1. **Efficiency**: Fewer tokens = longer effective context
2. **Semantics**: Whole words/subwords carry more meaning
3. **Generalization**: Handles rare words by splitting into known subwords
4. **Scalability**: How GPT-2/3/4 and modern LLMs tokenize

A 32-token context with BPE sees ~100 characters, vs only 32 with character-level!

## How Modern Tokenizers Extend This

GPT-2/3 use a variant called **Byte-level BPE**:

1. Start with 256 byte values (not characters)
2. Can represent ANY text (Unicode, emojis, etc.)
3. Vocabulary size ~50,000 tokens

Our implementation is simplified but captures the core algorithm.

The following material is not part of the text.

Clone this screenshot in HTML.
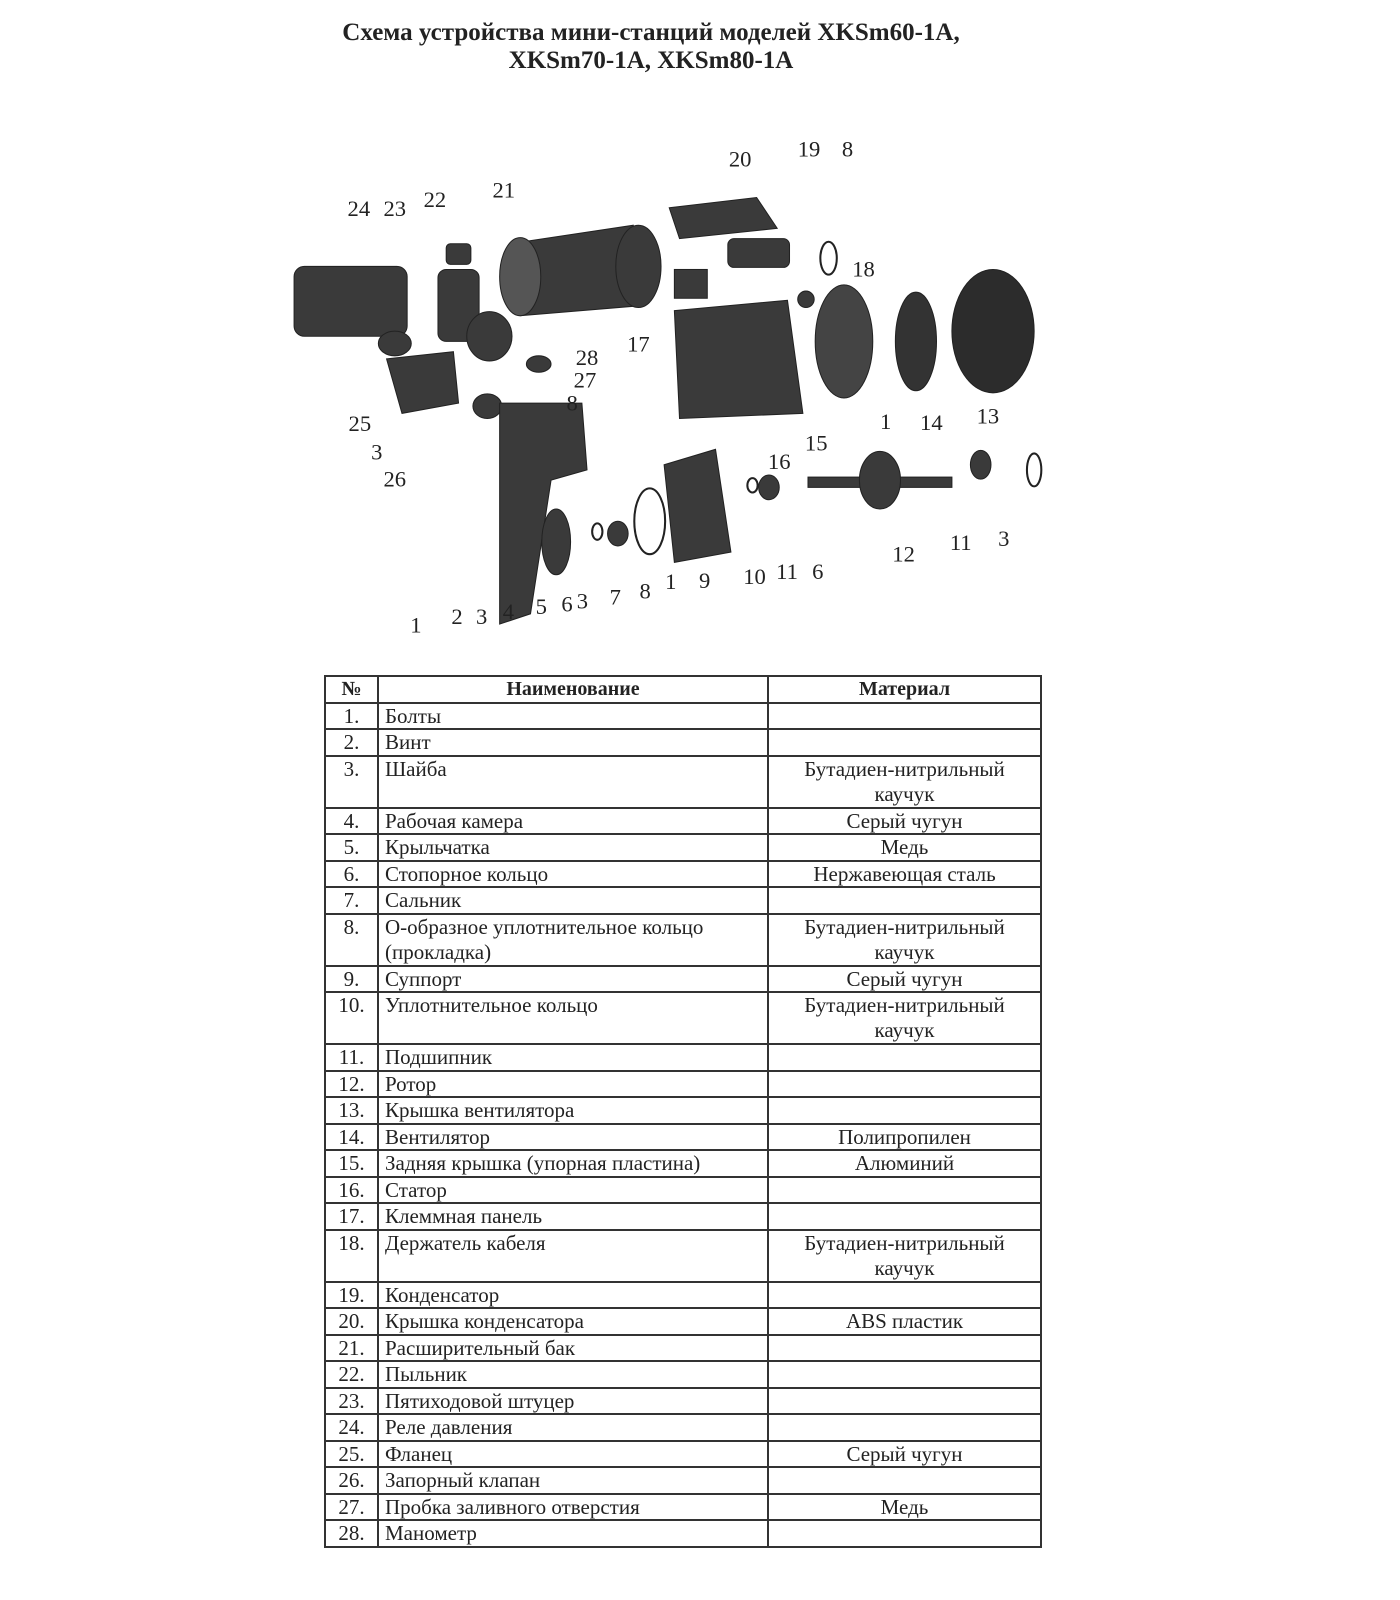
<!DOCTYPE html>
<html><head><meta charset="utf-8"><style>
body{margin:0;background:#fff;width:1400px;height:1600px;position:relative;overflow:hidden;font-family:"Liberation Serif",serif;color:#222}
.t{position:absolute;left:0;width:1302px;text-align:center;font-weight:bold;font-size:25px}
table{position:absolute;left:324px;top:675px;border-collapse:collapse;width:718px;font-size:21px;table-layout:fixed}
td{border:2px solid #333;padding:0 6px;height:24.5px;line-height:24.5px;vertical-align:top;white-space:nowrap}
td:first-child{text-align:center;padding:0}
td:nth-child(3){text-align:center}
tr.d td{height:49.4px;line-height:25px}
th{border:2px solid #333;height:24.5px;line-height:24.5px;font-size:20px;padding:0}
svg text{font-family:"Liberation Serif",serif;font-size:22px;fill:#222}
</style></head><body>
<div class="t" style="top:19px">Схема устройства мини-станций моделей XKSm60-1A,</div>
<div class="t" style="top:47px">XKSm70-1A, XKSm80-1A</div>
<svg width="1439" height="658" viewBox="0 0 1400 640" style="position:absolute;left:-4px;top:-3px">
<g fill="#3a3a3a" stroke="#222">
<rect x="290" y="262" width="110" height="68" rx="10"/>
<rect x="430" y="265" width="40" height="70" rx="8"/>
<rect x="438" y="240" width="24" height="20" rx="4"/>
<ellipse cx="480" cy="330" rx="22" ry="24"/>
<path d="M500 240 L620 222 L630 300 L510 310 Z"/>
<ellipse cx="510" cy="272" rx="20" ry="38" fill="#555"/>
<ellipse cx="625" cy="262" rx="22" ry="40"/>
<path d="M655 205 L740 195 L760 225 L665 235 Z"/>
<rect x="712" y="235" width="60" height="28" rx="6"/>
<rect x="660" y="265" width="32" height="28"/>
<path d="M660 305 L770 295 L785 405 L665 410 Z"/>
<ellipse cx="788" cy="294" rx="8" ry="8"/>
<ellipse cx="825" cy="335" rx="28" ry="55" fill="#444"/>
<ellipse cx="895" cy="335" rx="20" ry="48" fill="#333"/>
<ellipse cx="970" cy="325" rx="40" ry="60" fill="#2c2c2c"/>
<ellipse cx="388" cy="337" rx="16" ry="12"/>
<path d="M380 352 L445 345 L450 395 L395 405 Z"/>
<ellipse cx="478" cy="398" rx="14" ry="12"/>
<ellipse cx="528" cy="357" rx="12" ry="8"/>
<path d="M490 395 L570 395 L575 460 L540 470 L520 600 L490 610 Z"/>
<ellipse cx="545" cy="530" rx="14" ry="32"/>
<path d="M650 455 L700 440 L715 540 L660 550 Z"/>
<ellipse cx="605" cy="522" rx="10" ry="12"/>
<ellipse cx="752" cy="477" rx="10" ry="12"/>
<rect x="790" y="467" width="140" height="10"/>
<ellipse cx="860" cy="470" rx="20" ry="28"/>
<ellipse cx="958" cy="455" rx="10" ry="14"/>
</g>
<g fill="none" stroke="#222" stroke-width="2">
<ellipse cx="810" cy="254" rx="8" ry="16"/>
<ellipse cx="636" cy="510" rx="15" ry="32"/>
<ellipse cx="1010" cy="460" rx="7" ry="16"/>
<ellipse cx="585" cy="520" rx="5" ry="8"/>
<ellipse cx="736" cy="475" rx="5" ry="7"/>
</g>
<g>
<text x="713" y="165">20</text><text x="780" y="155">19</text><text x="823" y="155">8</text>
<text x="483" y="195">21</text><text x="342" y="213">24</text><text x="377" y="213">23</text><text x="416" y="204">22</text>
<text x="833" y="272">18</text><text x="614" y="345">17</text><text x="564" y="358">28</text><text x="562" y="380">27</text>
<text x="555" y="402">8</text><text x="343" y="422">25</text><text x="365" y="450">3</text><text x="377" y="476">26</text>
<text x="787" y="441">15</text><text x="860" y="420">1</text><text x="899" y="421">14</text><text x="954" y="415">13</text>
<text x="751" y="459">16</text><text x="872" y="549">12</text><text x="928" y="538">11</text><text x="975" y="534">3</text>
<text x="727" y="571">10</text><text x="759" y="566">11</text><text x="794" y="566">6</text><text x="684" y="575">9</text>
<text x="651" y="576">1</text><text x="626" y="585">8</text><text x="597" y="591">7</text><text x="565" y="595">3</text>
<text x="550" y="598">6</text><text x="525" y="600">5</text><text x="493" y="605">4</text><text x="467" y="610">3</text>
<text x="443" y="610">2</text><text x="403" y="618">1</text>
</g>
</svg>
<table>
<colgroup><col style="width:53px"><col style="width:390px"><col></colgroup>
<tr><th>№</th><th>Наименование</th><th>Материал</th></tr>
<tr><td>1.</td><td>Болты</td><td></td></tr>
<tr><td>2.</td><td>Винт</td><td></td></tr>
<tr class="d"><td>3.</td><td>Шайба</td><td>Бутадиен-нитрильный<br>каучук</td></tr>
<tr><td>4.</td><td>Рабочая камера</td><td>Серый чугун</td></tr>
<tr><td>5.</td><td>Крыльчатка</td><td>Медь</td></tr>
<tr><td>6.</td><td>Стопорное кольцо</td><td>Нержавеющая сталь</td></tr>
<tr><td>7.</td><td>Сальник</td><td></td></tr>
<tr class="d"><td>8.</td><td>О-образное уплотнительное кольцо<br>(прокладка)</td><td>Бутадиен-нитрильный<br>каучук</td></tr>
<tr><td>9.</td><td>Суппорт</td><td>Серый чугун</td></tr>
<tr class="d"><td>10.</td><td>Уплотнительное кольцо</td><td>Бутадиен-нитрильный<br>каучук</td></tr>
<tr><td>11.</td><td>Подшипник</td><td></td></tr>
<tr><td>12.</td><td>Ротор</td><td></td></tr>
<tr><td>13.</td><td>Крышка вентилятора</td><td></td></tr>
<tr><td>14.</td><td>Вентилятор</td><td>Полипропилен</td></tr>
<tr><td>15.</td><td>Задняя крышка (упорная пластина)</td><td>Алюминий</td></tr>
<tr><td>16.</td><td>Статор</td><td></td></tr>
<tr><td>17.</td><td>Клеммная панель</td><td></td></tr>
<tr class="d"><td>18.</td><td>Держатель кабеля</td><td>Бутадиен-нитрильный<br>каучук</td></tr>
<tr><td>19.</td><td>Конденсатор</td><td></td></tr>
<tr><td>20.</td><td>Крышка конденсатора</td><td>ABS пластик</td></tr>
<tr><td>21.</td><td>Расширительный бак</td><td></td></tr>
<tr><td>22.</td><td>Пыльник</td><td></td></tr>
<tr><td>23.</td><td>Пятиходовой штуцер</td><td></td></tr>
<tr><td>24.</td><td>Реле давления</td><td></td></tr>
<tr><td>25.</td><td>Фланец</td><td>Серый чугун</td></tr>
<tr><td>26.</td><td>Запорный клапан</td><td></td></tr>
<tr><td>27.</td><td>Пробка заливного отверстия</td><td>Медь</td></tr>
<tr><td>28.</td><td>Манометр</td><td></td></tr>
</table>
</body></html>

## Train on Names with BPE

Let's also test BPE on names to compare:

In [None]:
# Download names if needed
if not os.path.exists('names.csv'):
    url = "https://raw.githubusercontent.com/balasahebgulave/Dataset-Indian-Names/master/Indian_Names.csv"
    response = requests.get(url)
    with open('names.csv', 'w') as f:
        f.write(response.text)

import pandas as pd
names = pd.read_csv('names.csv')["Name"].str.lower().str.strip()
names = names[names.str.len().between(3, 9)]
names = names[names.apply(lambda x: str(x).isalpha())]
names_text = '\n'.join(names.tolist())

print(f"Names corpus: {len(names_text):,} characters")

In [None]:
# Train smaller BPE for names
names_tokenizer = BPETokenizer(vocab_size=100)
names_tokenizer.train(names_text)

In [None]:
# Test encoding names
test_names = ["nipun", "priya", "arjun", "krishna"]
print("\nName encoding examples:")
for name in test_names:
    ids = names_tokenizer.encode(name)
    tokens = [names_tokenizer.vocab[i] for i in ids]
    print(f"  {name} → {tokens}")

## Summary

In this part, we built **BPE tokenization from scratch**:

1. **Algorithm**: Iteratively merge most common pairs
2. **Vocabulary**: Learns subword units from data
3. **Compression**: 3-4x fewer tokens than characters
4. **Longer context**: Same number of tokens sees more text

| Step | What happens |
|------|--------------|
| Initialize | Start with characters |
| Count pairs | Find adjacent token frequencies |
| Merge best | Create new token from pair |
| Repeat | Until target vocab size |

## What's Next

In **Part 4**, we'll add **self-attention**—the key mechanism that makes transformers powerful. Our MLP treats all context positions equally; attention lets the model focus on relevant parts.

## Exercises

1. **Vary vocab size**: Try 100, 500, 1000. How does compression change?
2. **Different data**: Train BPE on Python code or another language
3. **Subword analysis**: What common subwords does it learn?
4. **Byte-level BPE**: Modify to work with bytes instead of characters
5. **OOV handling**: What happens with words not in training data?